Exercise directions
All the data should be repeated exactly. Any image in it is left out.
# START OF Data provided
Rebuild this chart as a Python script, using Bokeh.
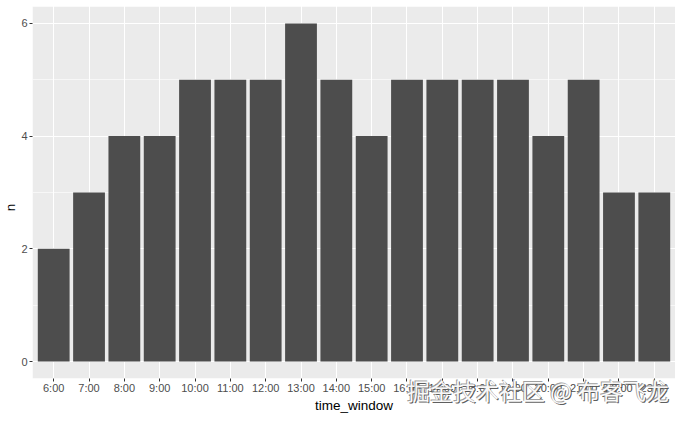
from bokeh.plotting import figure
from bokeh.models import Range1d, FixedTicker, Label, ColumnDataSource, BoxAnnotation
from bokeh.embed import file_html
from bokeh.resources import INLINE

categories = ["6:00", "7:00", "8:00", "9:00", "10:00", "11:00", "12:00", "13:00", "14:00",
              "15:00", "16:00", "17:00", "18:00", "19:00", "20:00", "21:00", "22:00", "23:00"]
counts = [2, 3, 4, 4, 5, 5, 5, 6, 5, 4, 5, 5, 5, 5, 4, 5, 3, 3]
y_ticks = [0, 2, 4, 6]
y_minor = [1, 3, 5]
watermark = "掘金技术社区 @ 布客飞龙"

xs = list(range(len(categories)))
src = ColumnDataSource(dict(x=xs, n=counts, label=categories))

Y_LO, Y_HI = -0.3, 6.3          # panel (grey area) limits, ggplot-style expansion
p = figure(width=675, height=414, output_backend="svg", toolbar_location=None,
           x_range=Range1d(-0.6, len(categories) - 1 + 0.6),
           y_range=Range1d(-0.94, 6.406),
           min_border_left=0, min_border_right=0, min_border_top=0, min_border_bottom=0)

p.background_fill_color = "white"
p.border_fill_color = "white"
p.outline_line_color = None

# grey panel and white cover below it (the frame reaches the canvas bottom)
p.add_layout(BoxAnnotation(bottom=Y_LO, top=Y_HI, fill_color="#EBEBEB", fill_alpha=1,
                           line_color=None, level="image"))
p.add_layout(BoxAnnotation(top=Y_LO, fill_color="white", fill_alpha=1,
                           line_color=None, level="glyph"))
p.add_layout(BoxAnnotation(bottom=Y_HI, fill_color="white", fill_alpha=1,
                           line_color=None, level="glyph"))

p.vbar(x="x", top="n", bottom=0, width=0.9, source=src,
       fill_color="#4D4D4D", line_color=None)

p.xaxis.ticker = FixedTicker(ticks=xs)
p.xaxis.major_label_overrides = {i: c for i, c in enumerate(categories)}
p.xaxis.fixed_location = Y_LO
p.yaxis.ticker = FixedTicker(ticks=y_ticks, minor_ticks=y_minor)
p.yaxis.bounds = (Y_LO, Y_HI)

for ax in (p.xaxis[0], p.yaxis[0]):
    ax.axis_line_color = None
    ax.major_tick_line_color = "#333333"
    ax.major_tick_out = 3
    ax.major_tick_in = 0
    ax.minor_tick_line_color = None
    ax.major_label_text_color = "#4D4D4D"
    ax.major_label_text_font = "Liberation Sans"
    ax.major_label_text_font_size = "11px"
    ax.major_label_standoff = 1
    ax.axis_label_text_font = "Liberation Sans"
    ax.axis_label_text_font_size = "13.5px"
    ax.axis_label_text_font_style = "normal"
    ax.axis_label_text_color = "black"
    ax.axis_label_standoff = 0

p.xaxis.axis_label = "time_window"
p.yaxis.axis_label = "n"

p.xgrid.grid_line_color = "white"
p.xgrid.grid_line_width = 1.1
p.ygrid.grid_line_color = "white"
p.ygrid.grid_line_width = 1.1
p.ygrid.minor_grid_line_color = "white"
p.ygrid.minor_grid_line_width = 0.6

# watermark overlay
wm_x, wm_y = 10.0, -0.5
for dx, dy, col in [(1, -1, "#555555"), (-1, 1, "#999999"), (0, 0, "white")]:
    p.add_layout(Label(x=wm_x, y=wm_y, text=watermark, x_offset=dx, y_offset=dy,
                       text_font="Noto Sans CJK SC", text_font_size="23px",
                       text_color=col, text_alpha=0.95, text_baseline="middle",
                       level="overlay"))

open("out.html", "w").write(file_html(p, INLINE))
# END OF Data provided
Solution for this task
Rebuild this chart as a Python script, using Bokeh.
from bokeh.plotting import figure
from bokeh.models import Range1d, FixedTicker, Label, ColumnDataSource, BoxAnnotation
from bokeh.embed import file_html
from bokeh.resources import INLINE

categories = ["6:00", "7:00", "8:00", "9:00", "10:00", "11:00", "12:00", "13:00", "14:00",
              "15:00", "16:00", "17:00", "18:00", "19:00", "20:00", "21:00", "22:00", "23:00"]
counts = [2, 3, 4, 4, 5, 5, 5, 6, 5, 4, 5, 5, 5, 5, 4, 5, 3, 3]
y_ticks = [0, 2, 4, 6]
y_minor = [1, 3, 5]
watermark = "掘金技术社区 @ 布客飞龙"

xs = list(range(len(categories)))
src = ColumnDataSource(dict(x=xs, n=counts, label=categories))

Y_LO, Y_HI = -0.3, 6.3          # panel (grey area) limits, ggplot-style expansion
p = figure(width=675, height=414, output_backend="svg", toolbar_location=None,
           x_range=Range1d(-0.6, len(categories) - 1 + 0.6),
           y_range=Range1d(-0.94, 6.406),
           min_border_left=0, min_border_right=0, min_border_top=0, min_border_bottom=0)

p.background_fill_color = "white"
p.border_fill_color = "white"
p.outline_line_color = None

# grey panel and white cover below it (the frame reaches the canvas bottom)
p.add_layout(BoxAnnotation(bottom=Y_LO, top=Y_HI, fill_color="#EBEBEB", fill_alpha=1,
                           line_color=None, level="image"))
p.add_layout(BoxAnnotation(top=Y_LO, fill_color="white", fill_alpha=1,
                           line_color=None, level="glyph"))
p.add_layout(BoxAnnotation(bottom=Y_HI, fill_color="white", fill_alpha=1,
                           line_color=None, level="glyph"))

p.vbar(x="x", top="n", bottom=0, width=0.9, source=src,
       fill_color="#4D4D4D", line_color=None)

p.xaxis.ticker = FixedTicker(ticks=xs)
p.xaxis.major_label_overrides = {i: c for i, c in enumerate(categories)}
p.xaxis.fixed_location = Y_LO
p.yaxis.ticker = FixedTicker(ticks=y_ticks, minor_ticks=y_minor)
p.yaxis.bounds = (Y_LO, Y_HI)

for ax in (p.xaxis[0], p.yaxis[0]):
    ax.axis_line_color = None
    ax.major_tick_line_color = "#333333"
    ax.major_tick_out = 3
    ax.major_tick_in = 0
    ax.minor_tick_line_color = None
    ax.major_label_text_color = "#4D4D4D"
    ax.major_label_text_font = "Liberation Sans"
    ax.major_label_text_font_size = "11px"
    ax.major_label_standoff = 1
    ax.axis_label_text_font = "Liberation Sans"
    ax.axis_label_text_font_size = "13.5px"
    ax.axis_label_text_font_style = "normal"
    ax.axis_label_text_color = "black"
    ax.axis_label_standoff = 0

p.xaxis.axis_label = "time_window"
p.yaxis.axis_label = "n"

p.xgrid.grid_line_color = "white"
p.xgrid.grid_line_width = 1.1
p.ygrid.grid_line_color = "white"
p.ygrid.grid_line_width = 1.1
p.ygrid.minor_grid_line_color = "white"
p.ygrid.minor_grid_line_width = 0.6

# watermark overlay
wm_x, wm_y = 10.0, -0.5
for dx, dy, col in [(1, -1, "#555555"), (-1, 1, "#999999"), (0, 0, "white")]:
    p.add_layout(Label(x=wm_x, y=wm_y, text=watermark, x_offset=dx, y_offset=dy,
                       text_font="Noto Sans CJK SC", text_font_size="23px",
                       text_color=col, text_alpha=0.95, text_baseline="middle",
                       level="overlay"))

open("out.html", "w").write(file_html(p, INLINE))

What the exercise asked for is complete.